--- WRITTEN INSTRUCTION ---
Write out each line exactly as given. Leave the pictures out of your copy.

--- RECORDED INFORMATION ---
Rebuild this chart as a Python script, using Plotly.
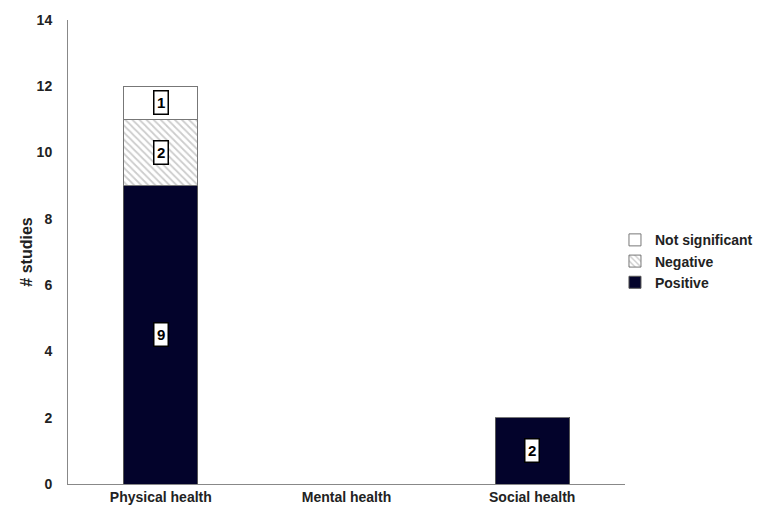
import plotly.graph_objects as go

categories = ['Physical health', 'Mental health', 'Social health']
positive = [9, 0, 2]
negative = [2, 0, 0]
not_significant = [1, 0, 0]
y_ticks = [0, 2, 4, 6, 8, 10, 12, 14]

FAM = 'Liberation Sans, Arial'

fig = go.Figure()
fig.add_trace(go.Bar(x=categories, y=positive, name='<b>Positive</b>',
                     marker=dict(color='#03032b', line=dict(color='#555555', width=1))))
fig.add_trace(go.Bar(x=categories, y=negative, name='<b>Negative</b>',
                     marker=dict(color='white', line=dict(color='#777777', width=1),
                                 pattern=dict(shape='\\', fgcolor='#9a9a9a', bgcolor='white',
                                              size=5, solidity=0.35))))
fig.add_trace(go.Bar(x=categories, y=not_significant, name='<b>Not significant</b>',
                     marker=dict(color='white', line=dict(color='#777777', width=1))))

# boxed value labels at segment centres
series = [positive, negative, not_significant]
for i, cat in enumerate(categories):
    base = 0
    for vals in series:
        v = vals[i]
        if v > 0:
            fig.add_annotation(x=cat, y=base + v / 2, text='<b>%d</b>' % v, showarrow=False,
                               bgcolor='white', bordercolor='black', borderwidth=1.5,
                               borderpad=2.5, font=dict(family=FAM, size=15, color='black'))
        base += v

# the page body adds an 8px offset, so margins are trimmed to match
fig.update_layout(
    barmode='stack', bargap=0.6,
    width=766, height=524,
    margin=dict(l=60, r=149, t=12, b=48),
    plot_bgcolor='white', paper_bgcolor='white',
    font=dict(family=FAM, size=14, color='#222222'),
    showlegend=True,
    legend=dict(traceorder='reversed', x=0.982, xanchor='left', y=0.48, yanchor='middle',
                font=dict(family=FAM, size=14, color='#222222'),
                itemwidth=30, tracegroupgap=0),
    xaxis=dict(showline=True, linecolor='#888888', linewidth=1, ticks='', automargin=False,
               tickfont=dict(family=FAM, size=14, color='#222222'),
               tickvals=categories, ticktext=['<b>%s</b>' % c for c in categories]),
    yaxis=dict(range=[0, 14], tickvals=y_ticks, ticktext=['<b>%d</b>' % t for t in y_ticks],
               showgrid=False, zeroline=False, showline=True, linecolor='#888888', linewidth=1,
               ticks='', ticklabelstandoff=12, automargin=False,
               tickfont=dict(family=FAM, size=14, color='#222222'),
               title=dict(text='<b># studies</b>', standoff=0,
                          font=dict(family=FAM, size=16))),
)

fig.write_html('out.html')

--- SOLUTION TO THIS TASK ---
Rebuild this chart as a Python script, using Plotly.
import plotly.graph_objects as go

categories = ['Physical health', 'Mental health', 'Social health']
positive = [9, 0, 2]
negative = [2, 0, 0]
not_significant = [1, 0, 0]
y_ticks = [0, 2, 4, 6, 8, 10, 12, 14]

FAM = 'Liberation Sans, Arial'

fig = go.Figure()
fig.add_trace(go.Bar(x=categories, y=positive, name='<b>Positive</b>',
                     marker=dict(color='#03032b', line=dict(color='#555555', width=1))))
fig.add_trace(go.Bar(x=categories, y=negative, name='<b>Negative</b>',
                     marker=dict(color='white', line=dict(color='#777777', width=1),
                                 pattern=dict(shape='\\', fgcolor='#9a9a9a', bgcolor='white',
                                              size=5, solidity=0.35))))
fig.add_trace(go.Bar(x=categories, y=not_significant, name='<b>Not significant</b>',
                     marker=dict(color='white', line=dict(color='#777777', width=1))))

# boxed value labels at segment centres
series = [positive, negative, not_significant]
for i, cat in enumerate(categories):
    base = 0
    for vals in series:
        v = vals[i]
        if v > 0:
            fig.add_annotation(x=cat, y=base + v / 2, text='<b>%d</b>' % v, showarrow=False,
                               bgcolor='white', bordercolor='black', borderwidth=1.5,
                               borderpad=2.5, font=dict(family=FAM, size=15, color='black'))
        base += v

# the page body adds an 8px offset, so margins are trimmed to match
fig.update_layout(
    barmode='stack', bargap=0.6,
    width=766, height=524,
    margin=dict(l=60, r=149, t=12, b=48),
    plot_bgcolor='white', paper_bgcolor='white',
    font=dict(family=FAM, size=14, color='#222222'),
    showlegend=True,
    legend=dict(traceorder='reversed', x=0.982, xanchor='left', y=0.48, yanchor='middle',
                font=dict(family=FAM, size=14, color='#222222'),
                itemwidth=30, tracegroupgap=0),
    xaxis=dict(showline=True, linecolor='#888888', linewidth=1, ticks='', automargin=False,
               tickfont=dict(family=FAM, size=14, color='#222222'),
               tickvals=categories, ticktext=['<b>%s</b>' % c for c in categories]),
    yaxis=dict(range=[0, 14], tickvals=y_ticks, ticktext=['<b>%d</b>' % t for t in y_ticks],
               showgrid=False, zeroline=False, showline=True, linecolor='#888888', linewidth=1,
               ticks='', ticklabelstandoff=12, automargin=False,
               tickfont=dict(family=FAM, size=14, color='#222222'),
               title=dict(text='<b># studies</b>', standoff=0,
                          font=dict(family=FAM, size=16))),
)

fig.write_html('out.html')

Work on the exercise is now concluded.